# autoflowering



## peglegdeb (Sep 30, 2007)

Have recently come across the term "autoflowering" and am not familar w/ it.  Anybody want to comment for me?


----------



## whoawhoa (Sep 30, 2007)

I'm not 100% sure, but I think it means to start the plant on 12/12 right after it sprouts...


----------



## HippyInEngland (Sep 30, 2007)

Autoflowering simply means the plant will go into flower without adjusting your lighting regime, a sample is Lowryder, it doesnt matter if you use 24/0 or 12/12 etc, it has a built in clock that makes the plant start flowering determined by the plants age not the light.


----------



## Hick (Sep 30, 2007)

MP's Growers Dictionary ...


----------



## peglegdeb (Sep 30, 2007)

HippyInEngland said:
			
		

> Autoflowering simply means the plant will go into flower without adjusting your lighting regime, a sample is Lowryder, it doesnt matter if you use 24/0 or 12/12 etc, it has a built in clock that makes the plant start flowering determined by the plants age not the light.


Thanks so much Hippie- you are a wealth of knowledge!!  That's the second or third time you've had good info. for me.  Sure appreciate it.


----------



## peglegdeb (Sep 30, 2007)

Hick said:
			
		

> MP's Growers Dictionary ...


Thanks so much Hick for pointing me in the direction of _MP Grower's Guide.  However, while this guide will be very helpful for any number of terms it does not contain 'autoflowering.'  No need to be concerned though (unless you want to add it) as there were a couple of other posts to my question and I now have a good idea of what it means. 

Am quite impressed too- had no idea there were strains such as this.  May have to try one of them.  Thanks again Hick._


----------



## whoawhoa (Sep 30, 2007)

I was kinda off... LOL


----------



## Mutt (Sep 30, 2007)

The autoflowering aspect comes from "ruderalis" MJ.


----------



## peglegdeb (Sep 30, 2007)

whoawhoa said:
			
		

> I was kinda off... LOL


Hey, no problem Whoa- we both learned something new today!  Thanks for input anyway.


----------



## peglegdeb (Sep 30, 2007)

Mutt said:
			
		

> The autoflowering aspect comes from "ruderalis" MJ.


Ruderalis??  Really??  That's described as '...low concentrations of psychoactive compounds'  Don't see the connection to autoflowering but hey, that may just be my ignorance showing here.


----------



## whoawhoa (Sep 30, 2007)

Dunno, I know rederalis is the third type of mj plant... (sative, indica, & rederalis)


----------



## Mutt (Sep 30, 2007)

Lowryder was a developed autoflowering strain.

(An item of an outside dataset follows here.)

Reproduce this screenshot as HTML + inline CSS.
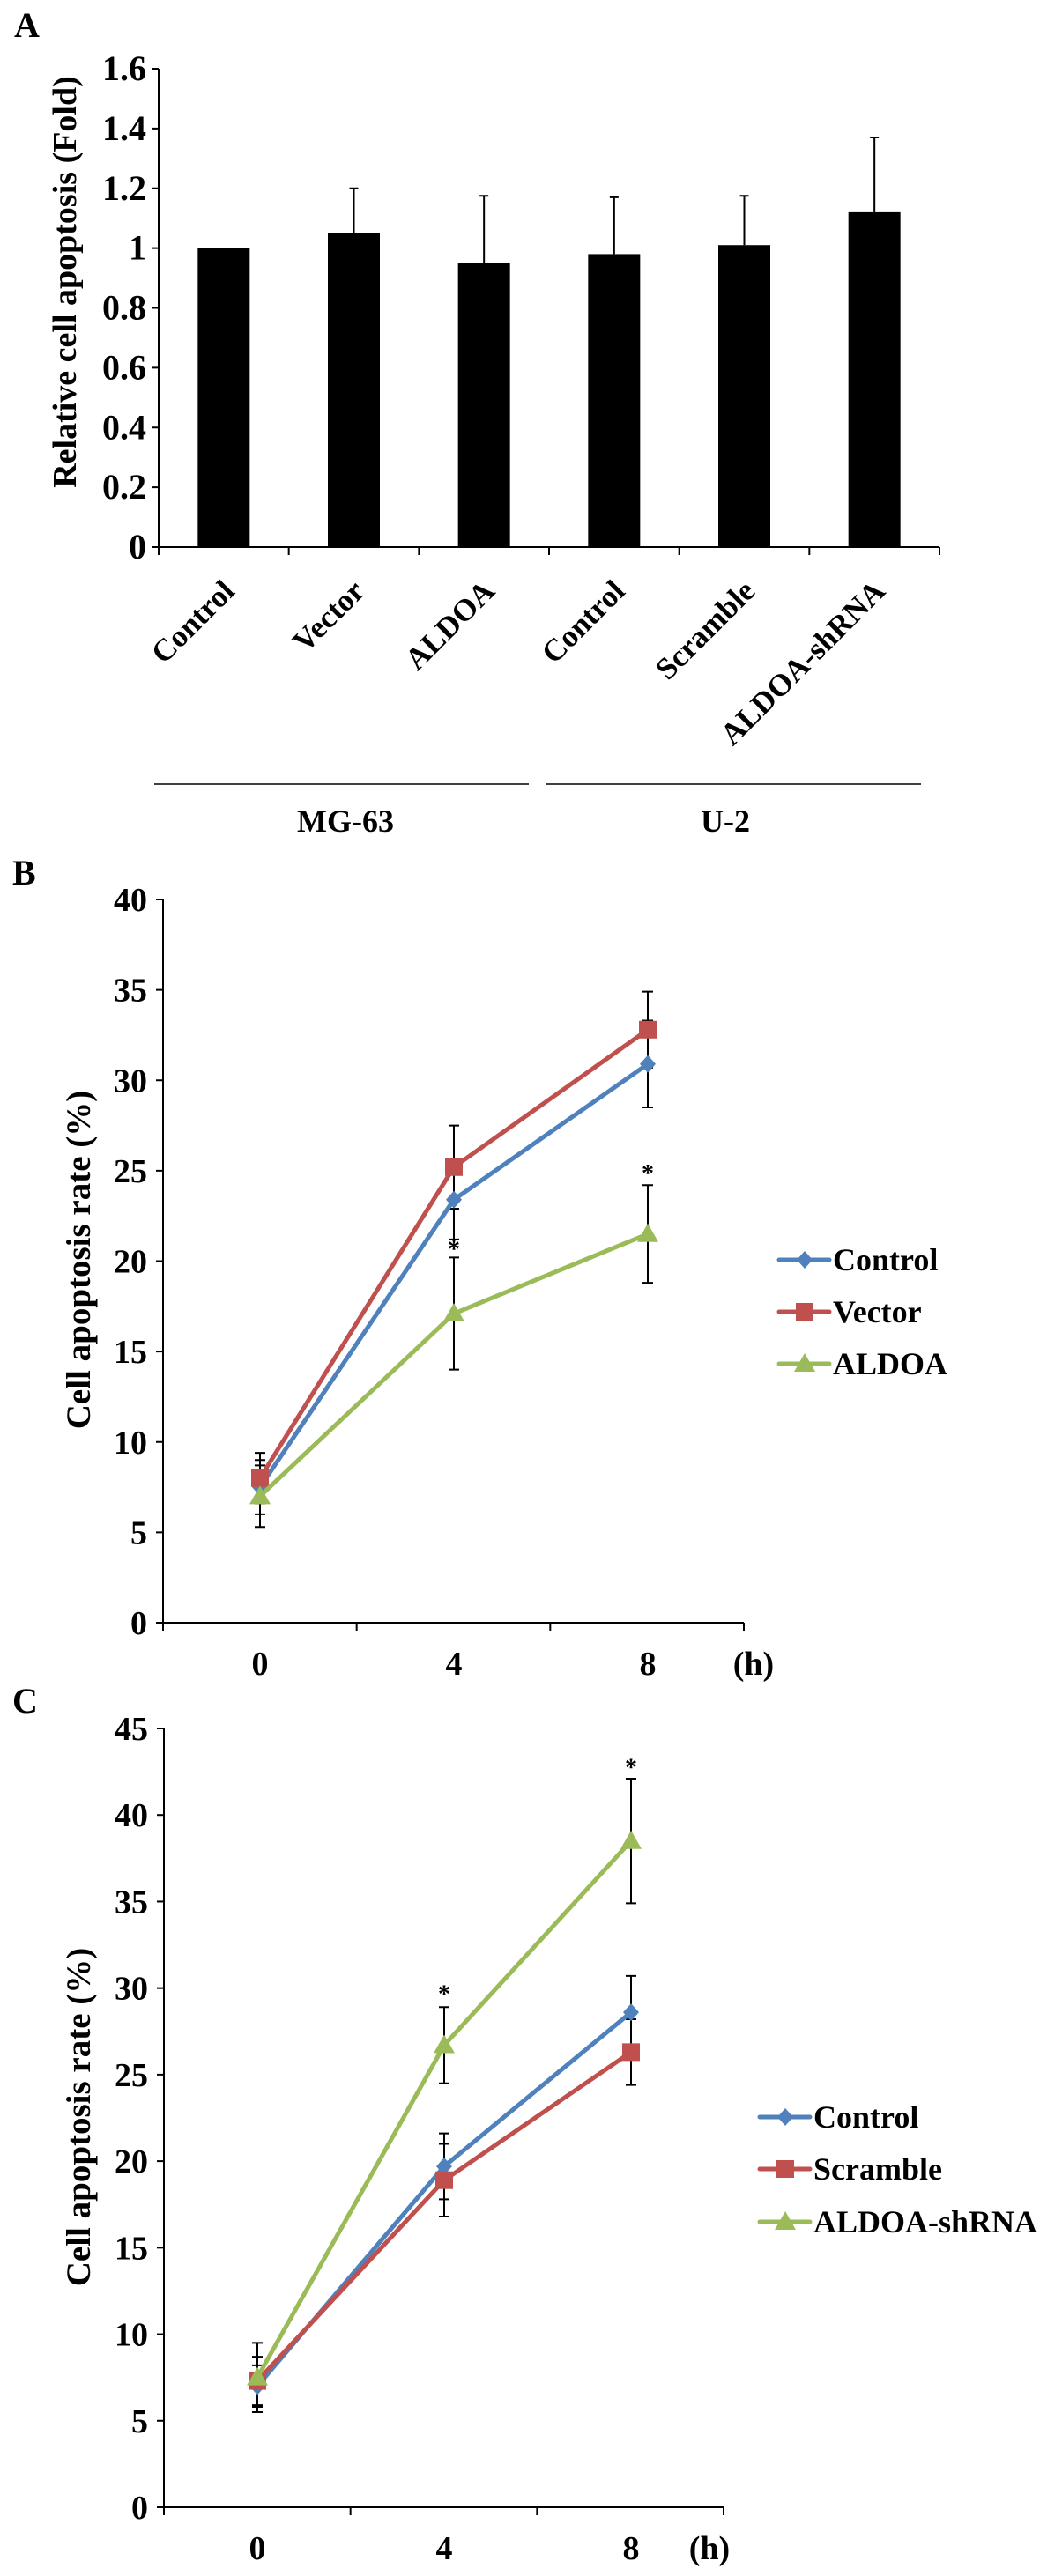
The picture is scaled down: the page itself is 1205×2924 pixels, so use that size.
<!DOCTYPE html>
<html><head><meta charset="utf-8">
<style>
html,body{margin:0;padding:0;background:#fff;}
svg{display:block;}
text{font-family:"Liberation Serif","Times New Roman",serif;font-weight:bold;fill:#000;}
</style></head>
<body>
<svg id="fig" width="1205" height="2924" viewBox="0 0 1205 2924" xmlns="http://www.w3.org/2000/svg"></svg>
<script>
// ---------- Panel A data ----------
const barCategories = ["Control","Vector","ALDOA","Control","Scramble","ALDOA-shRNA"];
const barValues = [1.0, 1.05, 0.95, 0.98, 1.01, 1.12];
const barErrors = [0, 0.15, 0.225, 0.19, 0.165, 0.25];
const barTicks = ["0","0.2","0.4","0.6","0.8","1","1.2","1.4","1.6"];

// ---------- Panel B data ----------
const timeLabels = ["0","4","8"];
const bSeriesNames = ["Control","Vector","ALDOA"];
const bControl = [7.5, 23.4, 30.9];
const bControlErr = [1.5, 2.2, 2.4];
const bVector = [8.0, 25.2, 32.8];
const bVectorErr = [1.4, 2.3, 2.1];
const bAldoa = [7.0, 17.1, 21.5];
const bAldoaErr = [1.7, 3.1, 2.7];
const bTicks = [0,5,10,15,20,25,30,35,40];

// ---------- Panel C data ----------
const cSeriesNames = ["Control","Scramble","ALDOA-shRNA"];
const cControl = [7.0, 19.7, 28.6];
const cControlErr = [1.2, 1.9, 2.1];
const cScramble = [7.3, 18.9, 26.3];
const cScrambleErr = [1.4, 2.1, 1.9];
const cShrna = [7.5, 26.7, 38.5];
const cShrnaErr = [2.0, 2.2, 3.6];
const cTicks = [0,5,10,15,20,25,30,35,40,45];

const NS="http://www.w3.org/2000/svg";
const svg=document.getElementById('fig');
function mk(tag,attrs,parent){const e=document.createElementNS(NS,tag);for(const k in attrs)e.setAttribute(k,attrs[k]);(parent||svg).appendChild(e);return e;}
function txt(str,x,y,size,anchor,parent){const t=mk('text',{x:x,y:y,'font-size':size,'text-anchor':anchor||'start'},parent);t.textContent=str;return t;}

const BLUE="#4f81bd", RED="#c0504d", GREEN="#9bbb59";

// ================= Panel A =================
(function(){
  const g=mk('g',{});
  
  
  const x0=180,x1=1066,yTop=78,yBot=621,vmax=1.6;
  const yA=v=>yBot-(v/vmax)*(yBot-yTop);
  const cw=(x1-x0)/barCategories.length;
  const xA=i=>x0+cw*(i+0.5);
  const lt=txt("A",16,42,40,'start',g);
  
  
  const ya=mk('line',{x1:x0,y1:yTop,x2:x0,y2:yBot,stroke:'#000','stroke-width':2},g);
  
  
  const xa=mk('line',{x1:x0,y1:yBot,x2:x1,y2:yBot,stroke:'#000','stroke-width':2},g);
  
  
  barTicks.forEach((lab)=>{
    const v=parseFloat(lab),y=yA(v);
    mk('line',{x1:x0-8,y1:y,x2:x0,y2:y,stroke:'#000','stroke-width':2},g);
    const t=txt(lab,166,y+13,40,'end',g);
    
    
  });
  for(let i=0;i<=barCategories.length;i++){
    const x=x0+cw*i;
    mk('line',{x1:x,y1:yBot,x2:x,y2:yBot+9,stroke:'#000','stroke-width':2},g);
  }
  const yt=txt("Relative cell apoptosis (Fold)",0,0,38,'middle',g);
  yt.setAttribute('transform','translate(86,320) rotate(-90)');
  
  
  barCategories.forEach((c,i)=>{
    const cx=xA(i),bw=59,v=barValues[i];
    const r=mk('rect',{x:cx-bw/2,y:yA(v),width:bw,height:yBot-yA(v),fill:'#000'},g);
    
    
    if(barErrors[i]>0){
      const e=mk('path',{d:`M${cx} ${yA(v)} V${yA(v+barErrors[i])} M${cx-5} ${yA(v+barErrors[i])} H${cx+5}`,stroke:'#000','stroke-width':2,fill:'none'},g);
      
      
    }
    const t=txt(c,0,0,35,'end',g);
    t.setAttribute('transform',`translate(${cx+14},${yBot+52}) rotate(-45)`);
    
    
  });
  const l1=mk('line',{x1:175,y1:890,x2:600,y2:890,stroke:'#000','stroke-width':1.5},g);
  
  
  const l2=mk('line',{x1:619,y1:890,x2:1045,y2:890,stroke:'#000','stroke-width':1.5},g);
  
  
  const g1=txt("MG-63",392,944,36,'middle',g);
  
  
  const g2=txt("U-2",823,944,36,'middle',g);
  
  
})();

// ================= Line panels =================
function marker(g,shape,x,y,color){
  if(shape==='diamond') return mk('path',{d:`M${x} ${y-10} L${x+9} ${y} L${x} ${y+10} L${x-9} ${y} Z`,fill:color},g);
  if(shape==='square') return mk('rect',{x:x-10,y:y-10,width:20,height:20,fill:color},g);
  return mk('path',{d:`M${x} ${y-12} L${x+12} ${y+9} L${x-12} ${y+9} Z`,fill:color},g);
}
function linePanel(opt){
  const g=mk('g',{});
  
  
  const {x0,x1,yTop,yBot,vmax,px}=opt;
  const yS=v=>yBot-(v/vmax)*(yBot-yTop);
  const xS=i=>px[0]+(px[1]-px[0])*i;
  const lt=txt(opt.letter,14,opt.letterY,40,'start',g);
  
  
  const ya=mk('line',{x1:x0,y1:yTop,x2:x0,y2:yBot,stroke:'#000','stroke-width':2},g);
  
  
  const xa=mk('line',{x1:x0,y1:yBot,x2:x1,y2:yBot,stroke:'#000','stroke-width':2},g);
  
  
  opt.ticks.forEach(v=>{
    const y=yS(v);
    mk('line',{x1:x0-8,y1:y,x2:x0,y2:y,stroke:'#000','stroke-width':2},g);
    const t=txt(String(v),x0-18,y+13,38,'end',g);
    
    
  });
  const step=(x1-x0)/3;
  for(let i=0;i<=3;i++) mk('line',{x1:x0+step*i,y1:yBot,x2:x0+step*i,y2:yBot+9,stroke:'#000','stroke-width':2},g);
  timeLabels.forEach((l,i)=>{
    const t=txt(l,xS(i),opt.tickY,38,'middle',g);
    
    
  });
  const h=txt("(h)",opt.hX,opt.tickY,38,'middle',g);
  
  
  const yt=txt("Cell apoptosis rate (%)",0,0,39,'middle',g);
  yt.setAttribute('transform',`translate(102,${opt.titleY}) rotate(-90)`);
  
  
  opt.series.forEach(s=>{
    s.vals.forEach((v,i)=>{
      const x=xS(i),a=yS(v+s.err[i]),b=yS(v-s.err[i]);
      const e=mk('path',{d:`M${x} ${a} V${b} M${x-6} ${a} H${x+6} M${x-6} ${b} H${x+6}`,stroke:'#000','stroke-width':2,fill:'none'},g);
      
      
    });
  });
  opt.series.forEach(s=>{
    const pl=mk('polyline',{points:s.vals.map((v,i)=>xS(i)+','+yS(v)).join(' '),fill:'none',stroke:s.color,'stroke-width':5,'stroke-linejoin':'round'},g);
    
    
    s.vals.forEach((v,i)=>{
      const m=marker(g,s.shape,xS(i),yS(v),s.color);
      
      
    });
  });
  opt.stars.forEach(st=>{
    const t=txt("*",xS(st[0]),yS(st[1])+14,28,'middle',g);
    
    
  });
  opt.series.forEach((s,k)=>{
    const y=opt.legY[k];
    const lg=mk('g',{},g);
    
    
    mk('line',{x1:opt.legX,y1:y,x2:opt.legX+57,y2:y,stroke:s.color,'stroke-width':5,'stroke-linecap':'round'},lg);
    marker(lg,s.shape,opt.legX+29,y,s.color);
    txt(s.label,opt.legX+61,y+12,36,'start',lg);
  });
}

linePanel({name:'panel-b-line-chart',letter:'B',letterY:1004,x0:185,x1:844,yTop:1021,yBot:1842,vmax:40,
  px:[295,515],ticks:bTicks,tickY:1901,hX:855,titleY:1430,legX:884,legY:[1430,1489,1548],
  series:[
    {key:'control',label:bSeriesNames[0],vals:bControl,err:bControlErr,color:BLUE,shape:'diamond'},
    {key:'vector',label:bSeriesNames[1],vals:bVector,err:bVectorErr,color:RED,shape:'square'},
    {key:'aldoa',label:bSeriesNames[2],vals:bAldoa,err:bAldoaErr,color:GREEN,shape:'triangle'}],
  stars:[[1,20.9],[2,25.1]]});

linePanel({name:'panel-c-line-chart',letter:'C',letterY:1944,x0:186,x1:821,yTop:1962,yBot:2846,vmax:45,
  px:[292,504],ticks:cTicks,tickY:2905,hX:805,titleY:2403,legX:862,legY:[2403,2462,2522],
  series:[
    {key:'control',label:cSeriesNames[0],vals:cControl,err:cControlErr,color:BLUE,shape:'diamond'},
    {key:'scramble',label:cSeriesNames[1],vals:cScramble,err:cScrambleErr,color:RED,shape:'square'},
    {key:'aldoa-shrna',label:cSeriesNames[2],vals:cShrna,err:cShrnaErr,color:GREEN,shape:'triangle'}],
  stars:[[1,29.9],[2,43.0]]});
</script>
</body></html>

I do beleive the the ruderalis was crossed with northern lights or something heavy indica to help boost its potency. 

Link for more info on this type of MJ HERE


----------



## Hick (Oct 1, 2007)

peglegdeb said:
			
		

> Thanks so much Hick for pointing me in the direction of _MP Grower's Guide.  However, while this guide will be very helpful for any number of terms it does not contain 'autoflowering.'  No need to be concerned though (unless you want to add it) as there were a couple of other posts to my question and I now have a good idea of what it means.
> 
> Am quite impressed too- had no idea there were strains such as this.  May have to try one of them.  Thanks again Hick._


.oooooooooops!...sorry peg. I would have "thunk" that term was in there..


----------



## peglegdeb (Oct 2, 2007)

Hick said:
			
		

> .oooooooooops!...sorry peg. I would have "thunk" that term was in there..


No problem HickWas glad to learn of the MP's Growers Dictionary at any rate.


----------